For consumer mortgage loans, federal RESPA and TILA requirements govern disclosure obligations. Business-purpose loans have different — and generally less prescriptive — federal disclosure requirements, but state law and UDAP frameworks still apply. Best practice for any private mortgage loan is a complete fee schedule delivered at or before closing, referenced in the loan documents. Consult a qualified attorney before structuring your disclosure approach.
What is the biggest servicing fee mistake private lenders make?

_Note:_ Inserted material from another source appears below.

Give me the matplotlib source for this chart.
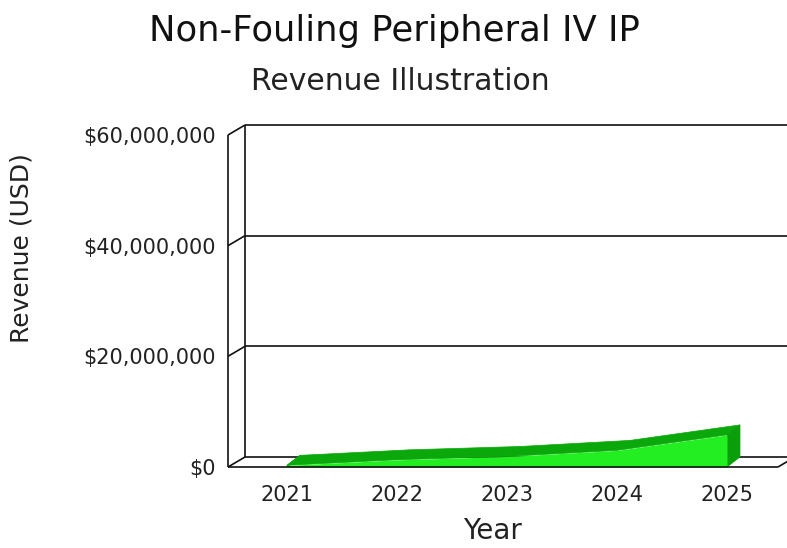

The most common mistake is inconsistent application — waiving fees for some borrowers without a documented exception policy, then enforcing them on others. This creates fair lending exposure and borrower resentment simultaneously. The second most common mistake is undisclosed third-party fee markups, which surface as due diligence flags when the lender tries to sell the note.
How does fair pricing in servicing affect the sale price of a private mortgage note?
Note buyers review servicing files for compliance risk. Unexplained or undisclosed fees reduce the defensibility of the servicing history and become price negotiation points. A clean, documented, consistently-applied fee structure signals a well-managed note — which translates to better pricing at sale and a faster due diligence process.
Can a private lender charge a modification fee when a borrower requests a loan workout?
Yes, modification fees are standard in private lending — but they must be disclosed in the original loan documents and calibrated to actual administrative costs. Charging a modification fee that far exceeds the cost of the service, especially when the borrower has limited options, creates UDAP exposure. Many experienced private lenders weigh the modification fee against the cost of the alternative: an extended default that costs $50,000–$80,000 in a judicial foreclosure state.
This content is for informational purposes only and does not constitute legal, financial, or regulatory advice. Lending and servicing regulations vary by state. Consult a qualified attorney before structuring any loan.